WiMax101: Explaining Intel’s newest wireless tech

There’s a lot of chatter about WiMax (Worldwide Interoperability for Microwave Access) nowadays and how dramatically it’ll change the way we connect online. There’s a lot of buzz in the air about this newest technology, and how it’ll bridge the gap between rural and urban broadband speeds. But what exactly is WiMax?
So, what is it?

WiMax, in the simplest sense of the word, is like Wi-Fi on steroids. It uses existing broadband technologies like traditional ADSL and connects subscribers through base stations (sort of like wireless routers you have at home, only, uh, on steroids) wirelessly. As Intel puts it, “WiMAX will do for broadband Internet access what the cell phone did for telephone service—give you access to the internet while you’re on the move. WiMAX is a Wide Area Network (WAN) technology.

Service providers will deploy a network of towers that will enable access over many kilometers. Internet access is instantly available anywhere within coverage areas. And like Wi-Fi, WiMAX is a standards-based technology that will unleash the benefits of open markets and global economies of scale to deliver the devices and services that consumers want. Mobile WiMAX is based on the IEEE 802.16e-2005 standard. And like the Wi-Fi standard (IEEE 802.11), IEEE 802.16 will continue to evolve with new innovations and features. WiMax aims to deliver broadband access over a wide metropolitan area, theoretically making hotspots irrelevant. If all goes according to plan, a single mobile WiMax base station can cover an area about 2 km. Think about it: you can have a hotspot that’s the size of your municipality. Cool isn’t it?

It’s also a great way to reach underserved communities that don’t get traditional data services, communities such as the ones located near rural areas.

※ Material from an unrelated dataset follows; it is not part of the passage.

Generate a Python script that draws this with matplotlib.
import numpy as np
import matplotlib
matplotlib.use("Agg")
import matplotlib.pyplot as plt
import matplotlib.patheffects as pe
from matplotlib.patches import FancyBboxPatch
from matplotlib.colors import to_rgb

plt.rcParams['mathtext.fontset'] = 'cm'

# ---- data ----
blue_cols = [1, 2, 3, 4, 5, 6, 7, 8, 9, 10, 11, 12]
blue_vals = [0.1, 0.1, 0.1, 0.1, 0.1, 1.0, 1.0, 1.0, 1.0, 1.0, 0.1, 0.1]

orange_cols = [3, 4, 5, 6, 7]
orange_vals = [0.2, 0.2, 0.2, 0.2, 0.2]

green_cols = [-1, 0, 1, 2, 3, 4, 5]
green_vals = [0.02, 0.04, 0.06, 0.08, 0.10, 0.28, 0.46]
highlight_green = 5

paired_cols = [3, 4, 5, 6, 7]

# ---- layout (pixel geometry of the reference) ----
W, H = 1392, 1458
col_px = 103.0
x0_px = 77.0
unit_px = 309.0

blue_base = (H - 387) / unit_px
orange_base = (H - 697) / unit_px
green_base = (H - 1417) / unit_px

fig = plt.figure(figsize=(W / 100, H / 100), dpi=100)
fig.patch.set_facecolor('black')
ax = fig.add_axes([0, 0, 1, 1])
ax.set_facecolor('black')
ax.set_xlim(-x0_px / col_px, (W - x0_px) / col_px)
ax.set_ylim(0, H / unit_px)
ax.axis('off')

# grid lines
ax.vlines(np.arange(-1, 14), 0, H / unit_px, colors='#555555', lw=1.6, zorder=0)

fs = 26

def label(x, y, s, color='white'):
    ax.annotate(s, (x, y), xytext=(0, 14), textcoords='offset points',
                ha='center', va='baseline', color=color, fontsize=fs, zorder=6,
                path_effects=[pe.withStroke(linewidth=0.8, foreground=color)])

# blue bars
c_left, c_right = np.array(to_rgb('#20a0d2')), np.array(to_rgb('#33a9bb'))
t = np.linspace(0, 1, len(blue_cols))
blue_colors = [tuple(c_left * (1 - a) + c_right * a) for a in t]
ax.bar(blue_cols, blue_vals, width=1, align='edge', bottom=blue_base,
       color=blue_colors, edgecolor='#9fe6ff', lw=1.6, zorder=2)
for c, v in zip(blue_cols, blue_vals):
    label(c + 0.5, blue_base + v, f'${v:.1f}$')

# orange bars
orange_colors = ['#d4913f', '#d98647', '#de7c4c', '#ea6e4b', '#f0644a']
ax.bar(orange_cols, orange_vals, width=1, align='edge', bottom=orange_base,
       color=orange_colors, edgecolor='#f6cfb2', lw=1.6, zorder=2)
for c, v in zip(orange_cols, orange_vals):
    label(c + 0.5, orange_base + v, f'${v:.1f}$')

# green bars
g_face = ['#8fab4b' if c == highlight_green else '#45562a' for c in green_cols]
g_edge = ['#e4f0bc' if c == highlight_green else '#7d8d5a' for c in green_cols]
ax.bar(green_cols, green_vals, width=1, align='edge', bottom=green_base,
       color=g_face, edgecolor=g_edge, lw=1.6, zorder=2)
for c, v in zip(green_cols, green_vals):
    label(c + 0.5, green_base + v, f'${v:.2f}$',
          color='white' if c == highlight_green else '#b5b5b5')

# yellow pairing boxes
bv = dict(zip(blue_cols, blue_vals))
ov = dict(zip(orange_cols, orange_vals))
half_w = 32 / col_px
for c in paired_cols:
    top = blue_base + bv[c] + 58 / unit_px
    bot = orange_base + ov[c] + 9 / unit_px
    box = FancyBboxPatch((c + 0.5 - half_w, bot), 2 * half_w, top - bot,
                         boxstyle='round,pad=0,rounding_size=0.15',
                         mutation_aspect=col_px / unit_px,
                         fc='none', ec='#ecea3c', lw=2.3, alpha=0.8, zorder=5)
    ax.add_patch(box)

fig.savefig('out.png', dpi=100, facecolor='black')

For fixed WiMAX deployments, service providers supply Customer Premises Equipment (CPE) that acts as a wireless “modem” to provide the interface to the WiMAX network for a specific location, such as a home, café, or office. WiMAX is also well suited for emerging markets as a cost-effective way to deliver high-speed internet.

So why not just supersize commercial routers? Isn’t that cheaper than spending millions of dollars on R&D?

Well, no, not exactly. While in concept they are the same, the technologies differ somewhat. Wi-Fi networks now use unlicensed ISM frequency bands which are prone to interference. WiMax, on the other hand, uses licensed spectrum owned by governments and wireless providers. Also, WiMax base station power levels are greater than what Wi-Fi networks can achieve, giving more range than traditional Wi-Fi networks.

Don’t we have something similar to that, like 3G?

Let’s not mix up the two technologies. 3G is built on legacy voice network, which means that it is limited to what the network can handle. Right now the speeds for 3G are theoretically at 7.2Mbps. To enjoy those speeds you’ll need to be sitting right underneath an upgraded tower. Mobile WiMax can give a theoretical maximum speed of 70Mbps, which is far superior to 3G. Of course, there are limitations to that. The number of users per tower affects bandwidth—and the more users, the slower the speed is. And since it’s a new technology, it might not be available everywhere. The cost of rolling out new equipment may limit its deployment initially. And unlike 3G, it’s so prevalent nowadays that it’ll be easier to list places not covered by 3G. The good news is that since Mobile WiMax is based on an internet protocol infrastructure, it is designed for future scalability, enabling a continuous increase in bit throughput with a decrease in cost.

Will I need new equipment once the service rolls out locally?

Absolutely. Unless you have an Intel Centrino 2 notebook with optional WiMAX built-in, you’d need to buy a WiMax dongle, card or router for your home to enjoy WiMax. Of course, this was the case when Wi-Fi rolled out a few years ago, and it’s not hard to imagine costs going down a few years down the road. You will also have to have a subscription of some sort to an operator. The good news is that the infrastructure is so flexible there will be several plans to choose from, and yes, it is possible to have prepaid plans right out of the gate.